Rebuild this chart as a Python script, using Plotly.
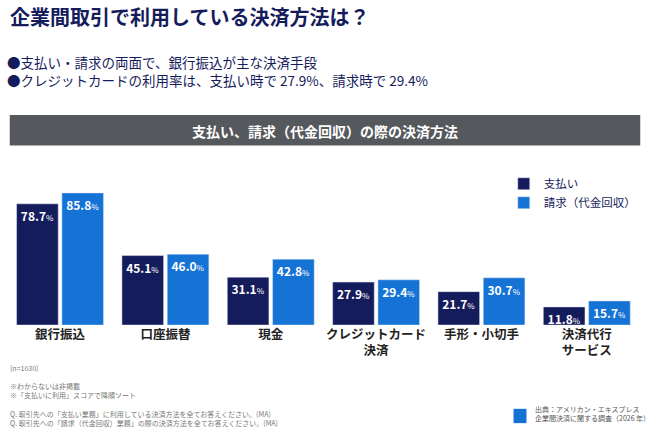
#!/usr/bin/env python3
import plotly.graph_objects as go

methods = ["銀行振込", "口座振替", "現金", "クレジットカード<br>決済", "手形・小切手", "決済代行<br>サービス"]
data = {
    "支払い": [78.7, 45.1, 31.1, 27.9, 21.7, 11.8],
    "請求（代金回収）": [85.8, 46.0, 42.8, 29.4, 30.7, 15.7],
}
colors = {"支払い": "#151c5c", "請求（代金回収）": "#1673d6"}

fig = go.Figure()

# one trace per side, values drawn inside the bar tops
for name, values in data.items():
    labels = [f"<b>{v:.1f}</b><span style='font-size:8px'>%</span>" for v in values]
    fig.add_trace(go.Bar(x=methods, y=values, name=name, marker_color=colors[name],
                         text=labels, texttemplate="%{text}", textposition="inside",
                         insidetextanchor="end", textangle=0, cliponaxis=False,
                         textfont=dict(color="white", size=12)))

# header texts and the grey band
fig.add_annotation(text="<b>企業間取引で利用している決済方法は？</b>", x=0.012, y=1.0, xref="paper", yref="paper",
                   xanchor="left", yanchor="top", showarrow=False, font=dict(size=20, color="#151c5c"))
fig.add_annotation(text="●支払い・請求の両面で、銀行振込が主な決済手段<br>●クレジットカードの利用率は、支払い時で 27.9%、請求時で 29.4%",
                   x=0.008, y=0.885, xref="paper", yref="paper", xanchor="left", yanchor="top", align="left",
                   showarrow=False, font=dict(size=13.5, color="#151c5c"))
fig.add_shape(type="rect", x0=0.015, x1=0.985, y0=0.665, y1=0.735, xref="paper", yref="paper",
              fillcolor="#55585c", line_width=0)
fig.add_annotation(text="<b>支払い、請求（代金回収）の際の決済方法</b>", x=0.5, y=0.725, xref="paper", yref="paper",
                   showarrow=False, font=dict(size=14, color="white"))

# footnotes
fig.add_annotation(text="(n=1030)<br><br>※わからないは非掲載<br>※「支払いに利用」スコアで降順ソート<br><br>"
                        "Q. 取引先への「支払い業務」に利用している決済方法を全てお答えください。(MA)<br>"
                        "Q. 取引先への「請求（代金回収）業務」の際の決済方法を全てお答えください。(MA)",
                   x=0.012, y=0.01, xref="paper", yref="paper", xanchor="left", yanchor="bottom", align="left",
                   showarrow=False, font=dict(size=7, color="#777777"))
fig.add_annotation(text="出典：アメリカン・エキスプレス<br>企業間決済に関する調査（2026 年）",
                   x=0.82, y=0.02, xref="paper", yref="paper", xanchor="left", yanchor="bottom", align="left",
                   showarrow=False, font=dict(size=7, color="#555555"))
fig.add_shape(type="rect", x0=0.79, x1=0.81, y0=0.025, y1=0.058, xref="paper", yref="paper",
              fillcolor="#1673d6", line_width=0)

fig.update_layout(
    width=650, height=434, margin=dict(l=0, r=0, t=0, b=0),
    paper_bgcolor="white", plot_bgcolor="white",
    font=dict(family="Noto Sans CJK JP"),
    barmode="group", bargap=0.14, bargroupgap=0.08,
    uniformtext=dict(minsize=12, mode="show"),
    legend=dict(x=0.775, y=0.61, xanchor="left", yanchor="top", font=dict(size=11.5, color="#151c5c"),
                itemwidth=30, tracegroupgap=4),
    xaxis=dict(range=[-0.57, 5.6], domain=[0, 1], tickfont=dict(size=12.5, color="#222222"),
               showline=False, ticks=""),
    yaxis=dict(range=[0, 100], domain=[0.251, 0.606], visible=False),
)
fig.update_xaxes(tickprefix="<b>", ticksuffix="</b>")

fig.write_html("out.html", config={"displayModeBar": False},
               post_script="document.body.style.margin='0';")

++++++++++++++++++++

§ **GOAL OF THE EXERCISE**
Return each line of the data, keeping its wording exact and omitting pictures.

§ **ANSWER TO THIS PROBLEM**
Rebuild this chart as a Python script, using Plotly.
#!/usr/bin/env python3
import plotly.graph_objects as go

methods = ["銀行振込", "口座振替", "現金", "クレジットカード<br>決済", "手形・小切手", "決済代行<br>サービス"]
data = {
    "支払い": [78.7, 45.1, 31.1, 27.9, 21.7, 11.8],
    "請求（代金回収）": [85.8, 46.0, 42.8, 29.4, 30.7, 15.7],
}
colors = {"支払い": "#151c5c", "請求（代金回収）": "#1673d6"}

fig = go.Figure()

# one trace per side, values drawn inside the bar tops
for name, values in data.items():
    labels = [f"<b>{v:.1f}</b><span style='font-size:8px'>%</span>" for v in values]
    fig.add_trace(go.Bar(x=methods, y=values, name=name, marker_color=colors[name],
                         text=labels, texttemplate="%{text}", textposition="inside",
                         insidetextanchor="end", textangle=0, cliponaxis=False,
                         textfont=dict(color="white", size=12)))

# header texts and the grey band
fig.add_annotation(text="<b>企業間取引で利用している決済方法は？</b>", x=0.012, y=1.0, xref="paper", yref="paper",
                   xanchor="left", yanchor="top", showarrow=False, font=dict(size=20, color="#151c5c"))
fig.add_annotation(text="●支払い・請求の両面で、銀行振込が主な決済手段<br>●クレジットカードの利用率は、支払い時で 27.9%、請求時で 29.4%",
                   x=0.008, y=0.885, xref="paper", yref="paper", xanchor="left", yanchor="top", align="left",
                   showarrow=False, font=dict(size=13.5, color="#151c5c"))
fig.add_shape(type="rect", x0=0.015, x1=0.985, y0=0.665, y1=0.735, xref="paper", yref="paper",
              fillcolor="#55585c", line_width=0)
fig.add_annotation(text="<b>支払い、請求（代金回収）の際の決済方法</b>", x=0.5, y=0.725, xref="paper", yref="paper",
                   showarrow=False, font=dict(size=14, color="white"))

# footnotes
fig.add_annotation(text="(n=1030)<br><br>※わからないは非掲載<br>※「支払いに利用」スコアで降順ソート<br><br>"
                        "Q. 取引先への「支払い業務」に利用している決済方法を全てお答えください。(MA)<br>"
                        "Q. 取引先への「請求（代金回収）業務」の際の決済方法を全てお答えください。(MA)",
                   x=0.012, y=0.01, xref="paper", yref="paper", xanchor="left", yanchor="bottom", align="left",
                   showarrow=False, font=dict(size=7, color="#777777"))
fig.add_annotation(text="出典：アメリカン・エキスプレス<br>企業間決済に関する調査（2026 年）",
                   x=0.82, y=0.02, xref="paper", yref="paper", xanchor="left", yanchor="bottom", align="left",
                   showarrow=False, font=dict(size=7, color="#555555"))
fig.add_shape(type="rect", x0=0.79, x1=0.81, y0=0.025, y1=0.058, xref="paper", yref="paper",
              fillcolor="#1673d6", line_width=0)

fig.update_layout(
    width=650, height=434, margin=dict(l=0, r=0, t=0, b=0),
    paper_bgcolor="white", plot_bgcolor="white",
    font=dict(family="Noto Sans CJK JP"),
    barmode="group", bargap=0.14, bargroupgap=0.08,
    uniformtext=dict(minsize=12, mode="show"),
    legend=dict(x=0.775, y=0.61, xanchor="left", yanchor="top", font=dict(size=11.5, color="#151c5c"),
                itemwidth=30, tracegroupgap=4),
    xaxis=dict(range=[-0.57, 5.6], domain=[0, 1], tickfont=dict(size=12.5, color="#222222"),
               showline=False, ticks=""),
    yaxis=dict(range=[0, 100], domain=[0.251, 0.606], visible=False),
)
fig.update_xaxes(tickprefix="<b>", ticksuffix="</b>")

fig.write_html("out.html", config={"displayModeBar": False},
               post_script="document.body.style.margin='0';")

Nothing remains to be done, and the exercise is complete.